Model of flight technical error in symmetrical plane for performance based navigation

In the performance based navigation (PBN), the flight technical error (FTE) and the navigation system error (NSE) are two main parts of total system error (TSE). The implementation of PBN requires pre-flight prediction and en-route short-term dynamical prediction of TSE. Once the sum of predicted FTE and NSE is greater than the specified PBN value, PBN cannot operate. Thus, it requires accurate modeling and thorough analysis of the two main contributors. Multiple-input multiple-output (MIMO) longitudinal flight control system of ARIC model is designed using the linear quadratic Gaussian and loop transfer recovery (LQG/LTR) method, and FTE in symmetrical plane of aircraft is analyzed during the turbulence disturbed approach. The error estimation mapping function of FTE in symmetrical plane and its bound estimation model are proposed based on the singular value theory.
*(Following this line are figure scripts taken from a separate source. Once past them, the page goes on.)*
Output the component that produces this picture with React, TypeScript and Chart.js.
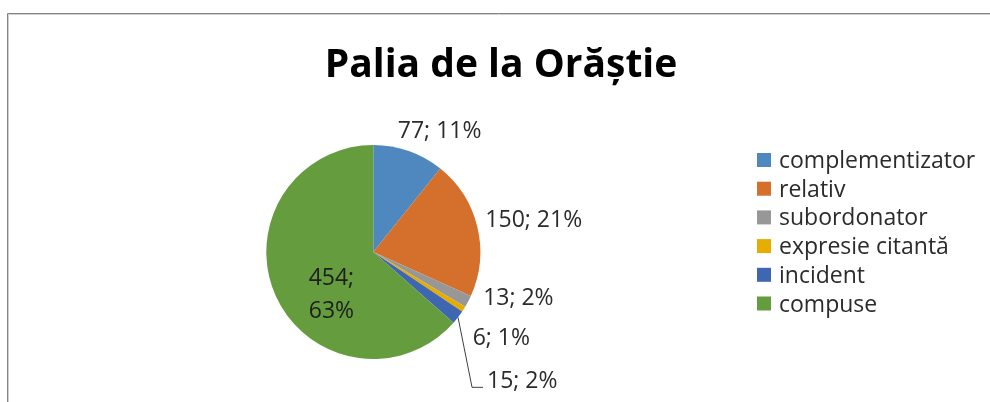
import { useEffect, useRef } from "react";
import { Chart, ArcElement, PieController } from "chart.js";

Chart.register(ArcElement, PieController);

const TITLE = "Palia de la Orăștie";
const categories = ["complementizator", "relativ", "subordonator", "expresie citantă", "incident", "compuse"];
const counts = [77, 150, 13, 6, 15, 454];
const colors = ["#4F88BF", "#D5702C", "#979797", "#E7AC00", "#3F67B1", "#659C3E"];

const FONT = '"Open Sans", "Liberation Sans", sans-serif';
const TEXT = "#2b2b2b";

// label placement relative to the arc edge point at each slice's mid-angle
const placement: any[] = [
  { dx: -11, dy: -13 },
  { dx: 8, dy: 0 },
  { dx: 15, dy: 3.5 },
  { dx: 9, dy: 36 },
  { dx: 29, dy: 71, leader: true },
  { inside: true, frac: 0.45, dx: 2, dy: 13, lineH: 33 },
];

const decor = {
  id: "decor",
  beforeDraw(chart: any) {
    const ctx = chart.ctx;
    ctx.save();
    ctx.fillStyle = "#ffffff";
    ctx.fillRect(0, 0, chart.width, chart.height);
    ctx.lineWidth = 1;
    ctx.strokeStyle = "#858585";
    ctx.beginPath();
    ctx.moveTo(7.5, chart.height);
    ctx.lineTo(7.5, 13.5);
    ctx.lineTo(chart.width, 13.5);
    ctx.stroke();
    ctx.strokeStyle = "#cfcfcf";
    ctx.beginPath();
    ctx.moveTo(8.5, chart.height);
    ctx.lineTo(8.5, 14.5);
    ctx.lineTo(chart.width, 14.5);
    ctx.stroke();
    ctx.restore();
  },
  afterDatasetsDraw(chart: any) {
    const ctx = chart.ctx;
    const meta = chart.getDatasetMeta(0);
    const data = chart.data.datasets[0].data as number[];
    const total = data.reduce((a, b) => a + b, 0);
    ctx.save();
    ctx.font = `23px ${FONT}`;
    ctx.fillStyle = TEXT;
    ctx.textBaseline = "alphabetic";
    meta.data.forEach((el: any, i: number) => {
      const p = el.getProps(["x", "y", "startAngle", "endAngle", "outerRadius"], true);
      const mid = (p.startAngle + p.endAngle) / 2;
      const pct = Math.round((data[i] / total) * 100);
      const cfg = placement[i];
      if (cfg.inside) {
        const r = p.outerRadius * cfg.frac;
        const cx = p.x + r * Math.cos(mid) + cfg.dx;
        const cy = p.y + r * Math.sin(mid) + cfg.dy;
        ctx.textAlign = "center";
        ctx.fillStyle = "#1e1e1e";
        ctx.fillText(`${data[i]};`, cx, cy);
        ctx.fillText(`${pct}%`, cx, cy + cfg.lineH);
        ctx.fillStyle = TEXT;
        return;
      }
      const ex = p.x + p.outerRadius * Math.cos(mid);
      const ey = p.y + p.outerRadius * Math.sin(mid);
      const tx = ex + cfg.dx;
      const ty = ey + cfg.dy;
      ctx.textAlign = "left";
      ctx.fillText(`${data[i]}; ${pct}%`, tx, ty);
      if (cfg.leader) {
        ctx.strokeStyle = "#404040";
        ctx.lineWidth = 1;
        ctx.beginPath();
        ctx.moveTo(ex, ey);
        ctx.lineTo(tx - 15, ty - 1);
        ctx.lineTo(tx - 4, ty - 1);
        ctx.stroke();
      }
    });
    ctx.restore();
  },
  afterDraw(chart: any) {
    const ctx = chart.ctx;
    ctx.save();
    ctx.fillStyle = "#000000";
    ctx.font = `bold 39px ${FONT}`;
    ctx.textAlign = "center";
    ctx.textBaseline = "alphabetic";
    ctx.fillText(TITLE, 501, 77);

    const labels = chart.data.labels as string[];
    const bg = chart.data.datasets[0].backgroundColor as string[];
    ctx.font = `23px ${FONT}`;
    ctx.textAlign = "left";
    labels.forEach((lab, i) => {
      const base = 168 + i * 28.7;
      ctx.fillStyle = bg[i];
      ctx.fillRect(757, base - 15, 14, 14);
      ctx.fillStyle = TEXT;
      ctx.fillText(lab, 779, base);
    });
    ctx.restore();
  },
};

export default function App() {
  const ref = useRef<HTMLCanvasElement>(null);
  useEffect(() => {
    if (!ref.current) return;
    const chart = new Chart(ref.current, {
      type: "pie",
      data: {
        labels: categories,
        datasets: [
          {
            data: counts,
            backgroundColor: colors,
            borderWidth: 0,
          },
        ],
      },
      options: {
        responsive: false,
        animation: false,
        layout: { padding: { left: 266.3, right: 509.7, top: 145, bottom: 43 } },
        plugins: {
          legend: { display: false },
          title: { display: false },
          tooltip: { enabled: false },
        },
      },
      plugins: [decor],
    });
    return () => chart.destroy();
  }, []);
  return (
    <div style={{ position: "absolute", left: 0, top: 0, width: 990, height: 402 }}>
      <canvas ref={ref} width={990} height={402} />
    </div>
  );
}
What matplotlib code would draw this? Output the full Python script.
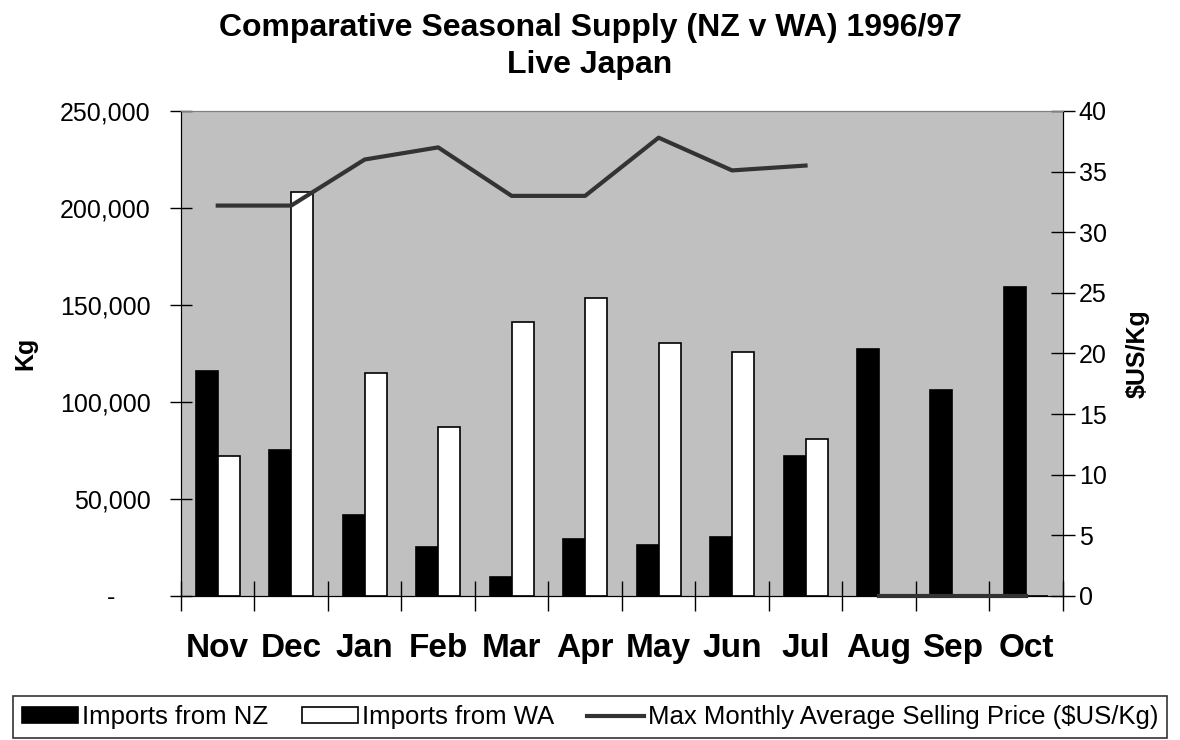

The model provides an approach based on the forming mechanism of FTE, rather than the costly flight test and the data fitting. Real-data based simulation validates the theoretical analysis of FTE in symmetrical plane. It also shows that FTE is partially caused by the turbulence fluctuation disturbance when the automatic flight control system (AFCS) is engaged and increases with escalating the environmental turbulence intensity.